Reading through many quotes about visiting Horn & Hardart, there runs a common theme in the comments of comfort and wonder. It is widely considered to be the first fast food restaurant, paving the way we now eat and live. The first store opened in Philadelphia in 1912 by two men from different backgrounds–Joe Horn and Frank Hardart. They had both fallen in love with the coffee of New Orleans, which was brewed rather than boiled, and when the first restaurant opened the coffee drew immediate praise as the best in town.
With drive, quality standards and their growing popularity more stores opened. Enter the third man, name unknown, who sold them the product that would change history. A Swiss invention produced in Germany known as “waiter-less restaurant.” The salesman had drawings, plans and knowledge of the concept working in Europe. They fell for the machine immediately and ordered one from Germany.
The design of these restaurants is impressive–most of the staff being contained behind the food compartments–which keeps the dining and the busy kitchen separate. The idea was that the staff would keep the windows refreshed with food and the customer would pick what they wanted, drop in their nickel and find a seat. One of the significant features of the Automat is that people could eat how much, or how little, they wanted – creating a dining experience designed for people from every walk of life.

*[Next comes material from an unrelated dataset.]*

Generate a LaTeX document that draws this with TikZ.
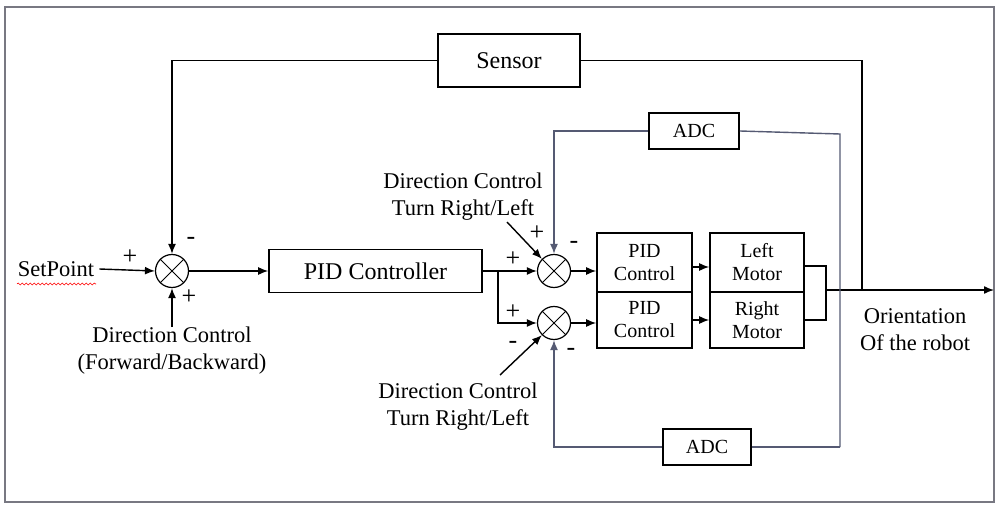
\documentclass[tikz,border=0pt]{standalone}
\usepackage{fontspec}
\setmainfont{Liberation Serif}
\usetikzlibrary{arrows.meta,decorations.pathmorphing}
\definecolor{adcline}{RGB}{85,90,115}
\definecolor{framecol}{RGB}{120,120,130}
\begin{document}
\begin{tikzpicture}[x=1pt,y=-1pt,
  lbl/.style={font=\fontsize{22.5}{27}\selectfont, align=center, inner sep=0},
  sgn/.style={font=\fontsize{26}{26}\selectfont, inner sep=0},
  blk/.style={draw, line width=1.6pt, inner sep=0, align=center, font=\fontsize{20}{23}\selectfont},
  bigblk/.style={blk, font=\fontsize{24}{28}\selectfont},
  sumj/.style={circle, draw, line width=1.2pt, minimum size=33pt, inner sep=0,
     path picture={\draw[line width=1pt] (path picture bounding box.center) +(45:17pt) -- +(225:17pt)
                     (path picture bounding box.center) +(135:17pt) -- +(315:17pt);}},
  ln/.style={line width=1.4pt},
  arr/.style={line width=1.4pt, -{Latex[length=10pt,width=8pt]}},
  aln/.style={line width=1.4pt, draw=adcline},
  aarr/.style={line width=1.4pt, draw=adcline, -{Latex[length=10pt,width=8pt]}}
]
\useasboundingbox (0,0) rectangle (998,505);
\draw[framecol, line width=1.4pt] (5,7) rectangle (994,502);

% blocks
\node[bigblk, minimum width=142pt, minimum height=53pt] (sensor) at (509,60.5) {Sensor};
\node[bigblk, minimum width=213pt, minimum height=43pt] (pidc) at (375.5,271) {PID Controller};
\node[blk, minimum width=95pt, minimum height=59pt] (pid1) at (644.5,262.5) {PID\\Control};
\node[blk, minimum width=95pt, minimum height=56pt] (pid2) at (644.5,320) {PID\\Control};
\node[blk, minimum width=94pt, minimum height=59pt] (lm) at (757,262.5) {Left\\Motor};
\node[blk, minimum width=94pt, minimum height=56pt] (rm) at (757,320) {Right\\Motor};
\node[blk, minimum width=90pt, minimum height=36pt] (adc1) at (694,131) {ADC};
\node[blk, minimum width=88pt, minimum height=36pt] (adc2) at (707,447) {ADC};

% summing junctions
\node[sumj] (s1) at (172,271) {};
\node[sumj] (s2) at (554,271) {};
\node[sumj] (s3) at (554,323) {};

% texts
\node[lbl] (sp) at (56,269) {SetPoint};
\draw[red, line width=0.6pt, decorate, decoration={snake, amplitude=1pt, segment length=4pt}] (17,284) -- (96,284);
\node[lbl] (dc1) at (172,351) {Direction Control\\(Forward/Backward)};
\node[lbl] (dc2) at (463,197) {Direction Control\\Turn Right/Left};
\node[lbl] (dc3) at (458,407) {Direction Control\\Turn Right/Left};
\node[lbl] (ori) at (915,330) {Orientation\\Of the robot};

% coordinates
\coordinate (br) at (498,271);
\coordinate (mj) at (826,290);
\coordinate (out) at (994,290);
\coordinate (sv) at (862,290);
\coordinate (av) at (840,134);
\coordinate (avb) at (840,447);
\coordinate (a2) at (507,222);
\coordinate (a3) at (500,375);

% main path
\draw[arr] ([xshift=5pt]sp.east) -- (s1.west);
\draw[arr] (s1.east) -- (pidc.west);
\draw[ln] (pidc.east) -- (br);
\draw[arr] (br) -- (s2.west);
\draw[arr] (br) |- (s3.west);
\draw[arr] (s2.east) -- (s2.east -| pid1.west);
\draw[arr] (s3.east) -- (s3.east -| pid2.west);
\draw[arr] ([yshift=-4.5pt]pid1.east) -- ([yshift=-4.5pt]lm.west);
\draw[arr] (pid2.east) -- (rm.west);
\draw[ln] ([yshift=-3.5pt]lm.east) -| (mj) |- (rm.east);
\draw[arr] (mj) -- (out);
\draw[arr] (dc1.north) -- (s1.south);
\draw[arr] (a2) -- (s2.135);
\draw[arr] (a3) -- (s3.225);

% sensor feedback
\draw[ln] (sv) |- (sensor.east);
\draw[arr] (sensor.west) -| (s1.north);

% ADC loops
\draw[aln] (avb) -- (av) -- (adc1.east);
\draw[aarr] (adc1.west) -| (s2.north);
\draw[aln] (avb) -- (adc2.east);
\draw[aarr] (adc2.west) -| (s3.south);

% signs
\node[sgn] (p1) at (130,257) {+};
\node[sgn] (m1) at (191,241) {-};
\node[sgn] (p2) at (189,297) {+};
\node[sgn] (p3) at (537,233) {+};
\node[sgn] (m2) at (574,245) {-};
\node[sgn] (p4) at (513,259) {+};
\node[sgn] (p5) at (513,312) {+};
\node[sgn] (m3) at (513,345) {-};
\node[sgn] (m4) at (571,352) {-};
\end{tikzpicture}
\end{document}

They soon took the concept to New York where the idea took off. In it’s heyday from 1920-1950, it’s estimated that the chain fed 800,000 people a day. Beyond the automatic concept was the design of the spaces. The first New York store had a stained glass window thirty feet wide and two stories high. The food may have cost a nickel, but the spaces were carefully designed and opulent. The famous coffee was served from Italian Dolphin spigots, and the restaurants didn’t feel cheap.
It is hard for me to think that this is the beginning of American fast food, where the focus on the experience of dining has died. Even at the time, some people were critical of the chain–thinking that it would ruin the art of dining. Despite what people thought of the chain, the Automat thrived and made its way into the fabric of the culture.
Hopper named his famous painting “Automat,” showing a woman staring into her cup of coffee alone. If people worried about the style, the food–unlike the fast food of today–was made to exact standards and wanted to resemble the food you would make at home.
Horn & Hardart was an empire, and a star in popular culture. The book puts 1950 as the tipping point of it’s popularity, “In 1950, if you were to ask New Yorkers and Philadelphians to make a list of things they held sacred, close to the top of that list would be Horn & Hardart’s five-cent cup of coffee.”
Despite inflation all around, when they inevitably raised their prices, their sales plummeted. It was not only that, after the war people were different and there was a mass exit from urban to suburban living. They managed to limp along, but at a cost. They no longer used real cream or quality ingredients and through modernization the locations got new facades–losing their original deco charms, and the experience of eating in them.
This seems like not only a story of this chain, but a story of this country. The last store to close did not resemble the original concept in any way. We talk in our office all the time about how details matter, and here is a case study of changing the details in such a way that what people loved about the Automat was lost. The popularity of the Automat was not that it was cheap–it held our imagination because it was focused on quality, details & experiences. I think you could make the argument that what drew people may have been the five-cent coffee, but what kept them coming back was the details of design.